Awesome

ssl-class-mismatch

This repository contains the code for Semi-Supervised Learning under Class Distribution Mismatch, which is built upon the implementation from Realistic Evaluation of Deep Semi-Supervised Learning Algorithms.

The code is designed to run on Python 3 using the dependencies listed in requirements.txt. You can install the dependencies by running pip3 install -r requirements.txt.

Prepare datasets

For SVHN and CIFAR-10, we provide scripts to automatically download and preprocess the data. We also provide a script to create "label maps", which specify which entries of the dataset should be treated as labeled and unlabeled. Both of these scripts use an explicitly chosen random seed, so the same dataset order and label maps will be created each time. The random seeds can be overridden, for example to test robustness to different labeled splits. Run those scripts as follows:

python3 build_tfrecords.py --dataset_name=cifar10
python3 build_label_map.py --dataset_name=cifar10
python3 build_tfrecords.py --dataset_name=svhn
python3 build_label_map.py --dataset_name=svhn

For ImageNet 32x32 (only used in the fine-tuning experiment), you'll first need to download the 32x32 version of the ImageNet dataset by following the instructions here. Unzip the resulting files and put them in a directory called 'data/imagenet_32'. You'll then need to convert those files (which are pickle files) into .npy files. You can do this by executing:

mkdir data/imagenet_32
unzip Imagenet32_train.zip -d data/imagenet_32
unzip Imagenet32_val.zip -d data/imagenet_32
python3 convert_imagenet.py

Then you can build the TFRecord files like so:

python3 build_tfrecords.py --dataset_name=imagenet_32

ImageNet32x32 is the only dataset which must be downloaded manually, due to licensing issues.

Running experiments

All of the experiments in our paper are accompanied by a .yml file in runs/.These .yml files are intended to be used with tmuxp, which is a session manager for tmux. They essentially provide a simple way to create a tmux session with all of the relevant tasks running (model training and evaluation).

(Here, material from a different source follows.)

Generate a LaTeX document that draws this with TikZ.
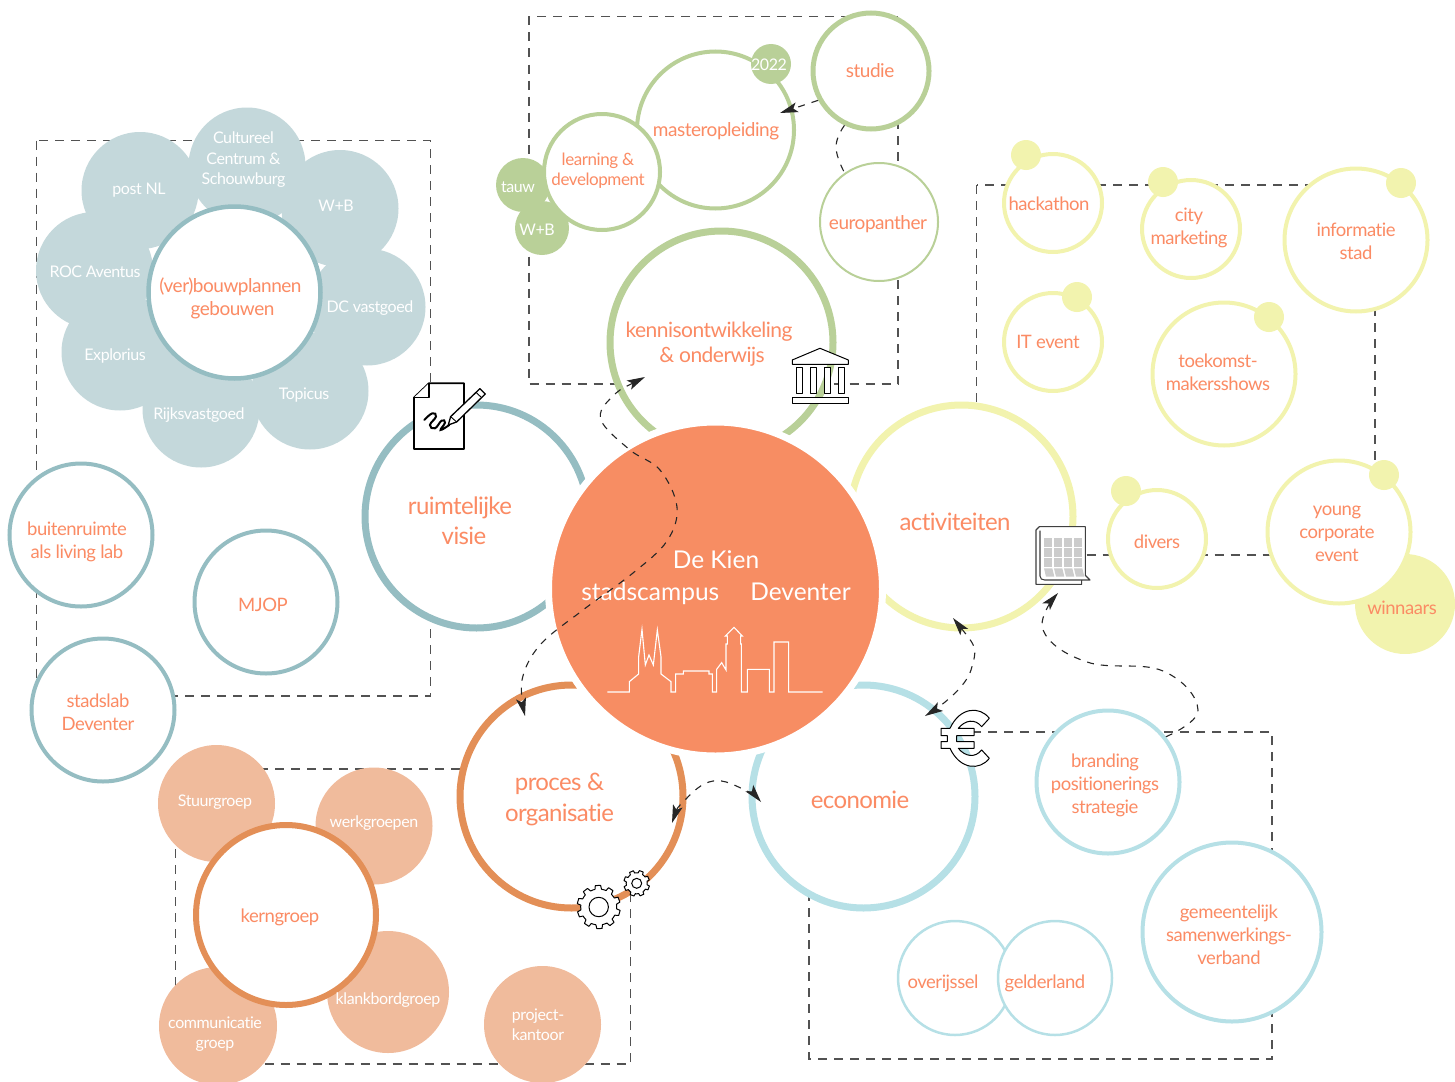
\documentclass[tikz,border=0pt]{standalone}
\usepackage{fontspec}
\setmainfont[LetterSpace=-2.5,Ligatures=NoCommon]{Lato}
\newfontfamily\kienf[Ligatures=NoCommon]{Lato}
\usetikzlibrary{arrows.meta}
\definecolor{TT}{HTML}{FB8B64}
\definecolor{CO}{HTML}{F78D63}
\definecolor{BL}{HTML}{95BDC2}
\definecolor{BP}{HTML}{C4D8DB}
\definecolor{GR}{HTML}{B9D098}
\definecolor{YE}{HTML}{F2F3AE}
\definecolor{OR}{HTML}{E38F57}
\definecolor{PE}{HTML}{F0BB9C}
\definecolor{LB}{HTML}{B6E0E6}
\tikzset{
  rg/.style n args={3}{circle,inner sep=0pt,draw=#1,fill=white,minimum size=#2pt,line width=#3pt},
  sd/.style n args={2}{circle,inner sep=0pt,fill=#1,minimum size=#2pt},
  tx/.style n args={2}{text=TT,align=center,inner sep=0pt,font=\fontsize{#1}{#2}\selectfont},
  wt/.style n args={2}{text=white,align=center,inner sep=0pt,font=\fontsize{#1}{#2}\selectfont},
  frame/.style={draw=black!68,line width=1.1pt,dash pattern=on 9pt off 7pt},
  conn/.style={draw=black!85,line width=1.1pt,dash pattern=on 7pt off 7pt},
  tip/.style={{Stealth[length=18pt,width=10pt,inset=4pt]}-{Stealth[length=18pt,width=10pt,inset=4pt]}},
  tipe/.style={-{Stealth[length=18pt,width=10pt,inset=4pt]}},
  icon/.style={draw=black,line width=1pt,fill=white,line join=round},
}
\begin{document}
\begin{tikzpicture}[x=1pt,y=-1pt]
\useasboundingbox (0,0) rectangle (1455,1081);
% dashed frames
\coordinate (fA1) at (529,16.5);  \coordinate (fA2) at (898,384);
\coordinate (fB1) at (36.5,140.5);  \coordinate (fB2) at (430.5,696);
\coordinate (fC1) at (175.5,769); \coordinate (fC2) at (630.5,1064);
\coordinate (fD1) at (809,732); \coordinate (fD2) at (1272,1059);
\coordinate (fE1) at (976.5,185); \coordinate (fE2) at (1375,555);
\draw[frame] (fA1) rectangle (fA2);
\draw[frame] (fB1) rectangle (fB2);
\draw[frame] (fC1) rectangle (fC2);
\draw[frame] (fD1) rectangle (fD2);
\draw[frame] (fE1) rectangle (fE2);
% blue group
\node[sd={BP}{117}] (pCult) at (247,166) {};
\node[sd={BP}{117}] (pPost) at (140,190.5) {};
\node[sd={BP}{117}] (pWB) at (340,208.5) {};
\node[sd={BP}{117}] (pROC) at (94.5,270.5) {};
\node[sd={BP}{117}] (pDC) at (367,307) {};
\node[sd={BP}{117}] (pExpl) at (120,352) {};
\node[sd={BP}{117}] (pTop) at (310,391) {};
\node[sd={BP}{117}] (pRijks) at (201,409) {};
\node[rg={BL}{172}{4.5}] (bouw) at (234.5,292.5) {};
\node[rg={BL}{143}{4}] (buiten) at (81,535) {};
\node[rg={BL}{143}{4}] (mjop) at (266,602) {};
\node[rg={BL}{143}{4}] (stadslab) at (103,710) {};
\node[rg={BL}{223}{7}] (visie) at (476.5,516.5) {};
% green group
\node[sd={GR}{54}] (gTauw) at (523,185) {};
\node[sd={GR}{54}] (gWB) at (542,228) {};
\node[rg={GR}{157}{4}] (master) at (715.5,130) {};
\node[rg={GR}{116}{4}] (learn) at (602,172) {};
\node[sd={GR}{40}] (g2022) at (771,64) {};
\node[rg={GR}{116}{5}] (studie) at (871,71) {};
\node[rg={GR}{118}{2}] (europ) at (879,222) {};
\node[rg={GR}{223}{7}] (kennis) at (721.5,342.5) {};
% yellow group
\node[sd={YE}{100}] (winn) at (1405,604) {};
\node[rg={YE}{98}{4}] (hack) at (1053,203) {};
\node[sd={YE}{30}] (dHack) at (1026,155) {};
\node[rg={YE}{98}{4}] (city) at (1191,229) {};
\node[sd={YE}{30}] (dCity) at (1163,182) {};
\node[rg={YE}{143}{4}] (info) at (1356,240) {};
\node[sd={YE}{30}] (dInfo) at (1401,183) {};
\node[rg={YE}{98}{4}] (itev) at (1053,342) {};
\node[sd={YE}{30}] (dIt) at (1077,297) {};
\node[rg={YE}{143}{4}] (toek) at (1224,374) {};
\node[sd={YE}{30}] (dToek) at (1269,317) {};
\node[rg={YE}{98}{4}] (divers) at (1157,539) {};
\node[sd={YE}{30}] (dDiv) at (1126,491) {};
\node[rg={YE}{143}{4}] (young) at (1339,532) {};
\node[sd={YE}{30}] (dYoung) at (1384,475) {};
\node[rg={YE}{223}{7}] (activ) at (961.5,516.5) {};
% orange group
\node[sd={PE}{117}] (stuur) at (216.5,803.5) {};
\node[sd={PE}{117}] (werk) at (374,826) {};
\node[sd={PE}{118}] (comm) at (218,1026) {};
\node[sd={PE}{122}] (klank) at (388,992) {};
\node[sd={PE}{117}] (proj) at (542.5,1024.5) {};
\node[rg={OR}{180}{6}] (kern) at (286,915) {};
\node[rg={OR}{223}{7}] (proces) at (571.5,796.5) {};
% light blue group
\node[rg={LB}{143}{4}] (brand) at (1108,782) {};
\node[rg={LB}{179}{4}] (gem) at (1232,932) {};
\node[rg={LB}{114}{2.5}] (over) at (955,978) {};
\node[rg={LB}{114}{2.5}] (geld) at (1055,978) {};
\node[rg={LB}{223}{7}] (econ) at (863.5,796.5) {};
% centre
\node[circle,inner sep=0pt,draw=white,fill=CO,line width=7pt,minimum size=334pt] (kien) at (715.5,589) {};
% skyline
\begin{scope}[shift={(540,420)},x=.3333pt,y=-.3333pt]
\draw[white,line width=1.1pt,line join=miter] (202,816) -- (268,816) -- (268,785) -- (296,762) -- (296,710) -- (306,628) -- (316,735) -- (327,705) -- (340,735) -- (352,630) -- (363,710) -- (363,762) -- (393,785) -- (393,816) -- (407,816) -- (407,762) -- (430,762) -- (430,753) -- (507,753) -- (507,762) -- (517,762) -- (517,816) -- (530,816) -- (530,748) -- (545,728) -- (558,750) -- (558,672) -- (562,672) -- (562,648) -- (556,648) -- (582,622) -- (607,648) -- (602,648) -- (602,672) -- (604,672) -- (604,816) -- (622,816) -- (622,748) -- (688,748) -- (688,816) -- (702,816) -- (702,666) -- (746,666) -- (746,816) -- (848,816);
\end{scope}
% texts
\node[wt={16}{20.5}] (tCult) at (243.5,160) {Cultureel\\Centrum \&\\Schouwburg};
\node[wt={16}{20}] (tPost) at (139,190) {post NL};
\node[wt={16}{20}] (tWB) at (336,206) {W+B};
\node[wt={16}{20}] (tROC) at (95,271.5) {ROC Aventus};
\node[wt={16}{20}] (tDC) at (370,308) {DC vastgoed};
\node[wt={16}{20}] (tExpl) at (115,356) {Explorius};
\node[wt={16}{20}] (tTop) at (304,395) {Topicus};
\node[wt={16}{20}] (tRijks) at (199,415) {Rijksvastgoed};
\node[tx={19}{23}] (tBouw) at (230.5,298.5) {(ver)bouwplannen\\\hspace*{4pt}gebouwen};
\node[tx={18.5}{23}] (tBuiten) at (77,542) {buitenruimte\\als living lab};
\node[tx={18.5}{23}] (tMjop) at (263,605) {MJOP};
\node[tx={18.5}{23}] (tStad) at (98,712) {stadslab\\Deventer};
\node[tx={24}{30}] (tVisie) at (460,520.5) {ruimtelijke\\\hspace*{8pt}visie};
\node[tx={21}{25}] (tKennis) at (709,344) {kennisontwikkeling\\\hspace*{6pt}\& onderwijs};
\node[tx={19}{23}] (tMaster) at (716,131) {masteropleiding};
\node[tx={17}{20}] (tLearn) at (598,170.5) {learning \&\\development};
\node[tx={19}{23}] (tStudie) at (870,71) {studie};
\node[tx={19}{23}] (tEurop) at (878,224) {europanther};
\node[wt={16}{20}] (t2022) at (769,65) {2022};
\node[wt={16}{20}] (tTauw) at (518,187) {tauw};
\node[wt={16}{20}] (tGWB) at (537,230) {W+B};
\node[wt={24.5}{32}] (tKien) at (716,577.5) {\kienf De Kien\\\kienf stadscampus\hspace{31pt}Deventer};
\node[tx={24}{30}] (tActiv) at (955,522) {activiteiten};
\node[tx={24}{31}] (tProces) at (559.5,799.5) {proces \&\\organisatie};
\node[tx={24}{30}] (tEcon) at (860,800) {economie};
\node[tx={18.5}{23}] (tHack) at (1049,204) {hackathon};
\node[tx={18.5}{23}] (tCity) at (1189,228) {city\\marketing};
\node[tx={18.5}{23}] (tInfo) at (1356,241.5) {informatie\\stad};
\node[tx={18.5}{23}] (tIt) at (1048,342) {IT event};
\node[tx={18.5}{23}] (tToek) at (1218,372) {toekomst-\\makersshows};
\node[tx={18.5}{23}] (tDiv) at (1157,542) {divers};
\node[tx={18.5}{23}] (tYoung) at (1337,533.5) {young\\corporate\\event};
\node[tx={18.5}{23}] (tWinn) at (1402,608) {winnaars};
\node[tx={18.5}{23}] (tBrand) at (1105,785.5) {branding\\positionerings\\strategie};
\node[tx={18.5}{23}] (tGem) at (1229,934.5) {gemeentelijk\\samenwerkings-\\verband};
\node[tx={18.5}{23}] (tOver) at (943,983) {overijssel};
\node[tx={18.5}{23}] (tGeld) at (1045,983) {gelderland};
\node[wt={16}{20}] (tStuur) at (215,802) {Stuurgroep};
\node[wt={16}{20}] (tWerk) at (374,823) {werkgroepen};
\node[tx={18.5}{23}] (tKern) at (280,917) {kerngroep};
\node[wt={16}{20}] (tComm) at (215,1034) {communicatie\\groep};
\node[wt={16}{20}] (tKlank) at (388,1000) {klankbordgroep};
\node[wt={16}{20}] (tProj) at (538,1025) {project-\\kantoor};
% building icon
\begin{scope}[shift={(480,0)},x=.3333pt,y=-.3333pt]
\draw[icon] (937,1080) -- (1020,1045) -- (1105,1080) -- (1105,1093) -- (937,1093) -- cycle;
\foreach \cx in {950,991,1033,1075} \draw[icon] (\cx,1104) rectangle ++(18,78);
\draw[icon] (937,1192) rectangle (1105,1210);
\end{scope}
% document icon
\begin{scope}[shift={(30,100)},x=.3333pt,y=-.3333pt]
\draw[icon,line width=1.8pt] (1152,893) -- (1197,850) -- (1302,850) -- (1302,1047) -- (1152,1047) -- cycle;
\draw[icon,line width=1.6pt] (1152,893) -- (1197,893) -- (1197,850);
\draw[black,line width=2pt,line cap=round] plot[smooth,tension=.8] coordinates {(1183,960) (1207,940) (1218,950) (1200,975) (1215,985) (1235,962) (1245,968) (1232,990) (1258,975)};
\draw[icon,line width=1.3pt] (1255,975) -- (1262,950) -- (1350,866) -- (1366,882) -- (1280,966) -- cycle;
\draw[black,line width=.9pt] (1262,950) -- (1280,966) (1338,877) -- (1355,893);
\end{scope}
% calendar icon
\begin{scope}[shift={(900,500)},x=.3333pt,y=-.3333pt]
\draw[icon,draw=black!75,line width=1.1pt] (408,90) -- (418,80) -- (556,80) -- (556,226) -- (570,240) -- (545,240) -- (545,253) -- (408,253) -- cycle;
\draw[black!75,line width=1.1pt] (420,92) -- (420,228) .. controls (420,236) and (426,240) .. (434,240) -- (545,240);
\foreach \cx in {432,462,492,522} \foreach \cy in {115,145,175} \fill[black!20] (\cx,\cy) rectangle ++(25,25);
\foreach \cx in {432,462,492,522} \fill[black!20] (\cx,205) -- ++(25,0) -- ++(6,25) -- ++(-25,0) -- cycle;
\end{scope}
% euro icon
\begin{scope}[shift={(900,500)},x=.3333pt,y=-.3333pt]
\draw[icon] (268,655) .. controls (240,618) and (180,620) .. (150,685) -- (123,685) -- (123,707) -- (142,707) -- (142,725) -- (123,725) -- (123,745) -- (150,745) .. controls (180,810) and (240,812) .. (268,775) -- (245,750) .. controls (225,775) and (195,770) .. (175,745) -- (222,745) -- (222,725) -- (170,725) -- (170,707) -- (222,707) -- (222,685) -- (175,685) .. controls (195,660) and (225,655) .. (245,680) -- cycle;
\end{scope}
% gears
\begin{scope}[shift={(598.7,907)}]
\draw[icon] (0:18) \foreach \a in {0,36,...,324} { -- (\a+6:18) -- (\a+9:21.7) -- (\a+23:21.7) -- (\a+27:18) -- (\a+36:18)} -- cycle;
\draw[icon] (0,0) circle (9.7);
\end{scope}
\begin{scope}[shift={(636.7,883.3)}]
\draw[icon] (0:10.5) \foreach \a in {0,45,...,315} { -- (\a+8:10.5) -- (\a+12:13) -- (\a+30:13) -- (\a+34:10.5) -- (\a+45:10.5)} -- cycle;
\draw[icon] (0,0) circle (5);
\end{scope}
% connectors
\coordinate (a1) at (645,377); \coordinate (a2) at (612,397); \coordinate (a3) at (601,420);
\coordinate (a4) at (630,450); \coordinate (a5) at (660,470); \coordinate (a6) at (677,507);
\coordinate (a7) at (667,541); \coordinate (a8) at (633,573); \coordinate (a9) at (583,610);
\coordinate (a10) at (540,645); \coordinate (a11) at (522,680); \coordinate (a12) at (525,716);
\draw[conn,tip] plot[smooth,tension=.6] coordinates {(a1) (a2) (a3) (a4) (a5) (a6) (a7) (a8) (a9) (a10) (a11) (a12)};
\coordinate (b1) at (780,113);
\draw[conn,tipe] (studie.209) -- (b1);
\coordinate (c1) at (836,147);
\draw[conn] plot[smooth,tension=.8] coordinates {(studie.-116) (c1) (europ.125)};
\coordinate (d1) at (953,618); \coordinate (d2) at (971,670); \coordinate (d3) at (925,716);
\draw[conn,tip] plot[smooth,tension=.8] coordinates {(d1) (d2) (d3)};
\coordinate (e1) at (1198,710); \coordinate (e2) at (1163,671); \coordinate (e3) at (1087,662);
\coordinate (e4) at (1043,630); \coordinate (e5) at (1058,593);
\draw[conn,tipe] plot[smooth,tension=.7] coordinates {(brand.38) (e1) (e2) (e3) (e4) (e5)};
\coordinate (f1) at (672,823); \coordinate (f2) at (685,800); \coordinate (f3) at (713,781);
\coordinate (f4) at (745,790); \coordinate (f5) at (761,802);
\draw[conn,tip] plot[smooth,tension=.7] coordinates {(f1) (f2) (f3) (f4) (f5)};
\end{tikzpicture}
\end{document}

For example, for the UASD model in Semi-Supervised Learning under Class Distribution Mismatch, you could run

tmuxp load run-uasd/cifar10-4000.yml

If you want to run an experiment evaluating VAT with 500 labels as shown in Figure 3, you could run

tmuxp load runs/figure-3-svhn-500-vat.yml

Of course, you can also run the code without using tmuxp. Each .yml file specifies the commands needed for running each experiment. For example, the file listed above runs/figure-3-svhn-500-vat.yml runs

CUDA_VISIBLE_DEVICES=0 python3 train_model.py --verbosity=0 --primary_dataset_name='svhn' --secondary_dataset_name='svhn' --root_dir=/mnt/experiment-logs/figure-3-svhn-500-vat --n_labeled=500 --consistency_model=vat --hparam_string=""  2>&1 | tee /mnt/experiment-logs/figure-3-svhn-500-vat_train.log
CUDA_VISIBLE_DEVICES=1 python3 evaluate_model.py --split=test --verbosity=0 --primary_dataset_name='svhn' --root_dir=/mnt/experiment-logs/figure-3-svhn-500-vat --consistency_model=vat --hparam_string=""  2>&1 | tee /mnt/experiment-logs/figure-3-svhn-500-vat_eval_test.log
CUDA_VISIBLE_DEVICES=2 python3 evaluate_model.py --split=valid --verbosity=0 --primary_dataset_name='svhn' --root_dir=/mnt/experiment-logs/figure-3-svhn-500-vat --consistency_model=vat --hparam_string=""  2>&1 | tee /mnt/experiment-logs/figure-3-svhn-500-vat_eval_valid.log
CUDA_VISIBLE_DEVICES=3 python3 evaluate_model.py --split=train --verbosity=0 --primary_dataset_name='svhn' --root_dir=/mnt/experiment-logs/figure-3-svhn-500-vat --consistency_model=vat --hparam_string=""  2>&1 | tee /mnt/experiment-logs/figure-3-svhn-500-vat_eval_train.log

Note that these commands are formulated to write out results to /mnt/experiment-logs.